A central theme of Caging Skies has to do with truth, lies, and being able to tell the difference. Johannes loses his way in that maze right off, though he thinks he doesn’t, and he’s never sure how much anyone knows about him, his thoughts, or secrets that may or may not belong to him alone. Gradually, he comes to sense that the ground may give way any moment, which is how his feelings about Elsa change from revulsion to desire, and more.

But that’s where the novel falters, I think. Their relationship raises several questions, and if Leunens has answered them the way I infer she has, I have my doubts. Is she trying to say that the Jews’ murderers actually love them? Or is it the lust of possession, in which complete power over someone, enough to allow you to dispose of them, makes you feel in love with yourself? I’d sooner believe the second, but in Johannes’s case, he appears to go further — to the extent that he can love anyone.

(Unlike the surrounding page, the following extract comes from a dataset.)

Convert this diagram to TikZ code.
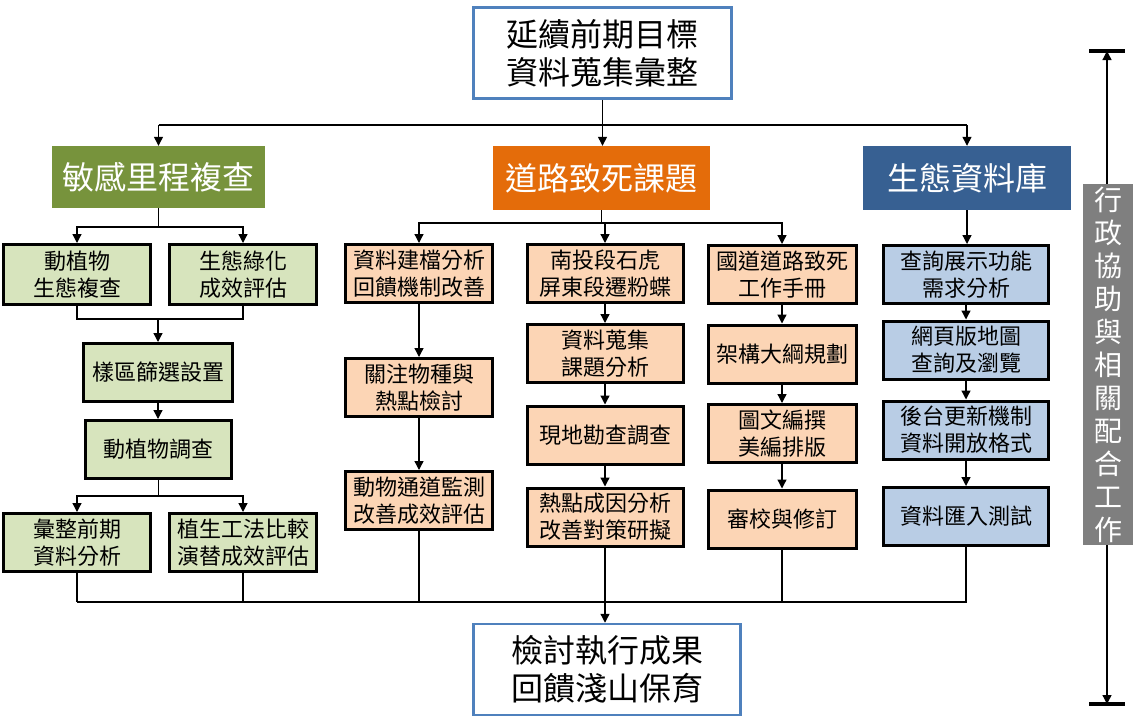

In reverse, the relationship makes even less sense. To an extent, I understand identifying with the aggressor, but some of what happens tests credulity. And if Leunens is trying to have Elsa stand in for all Jews, that representation feels grotesque and unearned.

But there’s no denying that Caging Skies is an extraordinary novel, and that its author has ranged widely within a contained physical space to tell a penetrating story.

Disclaimer: I obtained my reading copy of this book from the publisher via Historical Novels Review, in which this post appeared in shorter, different form.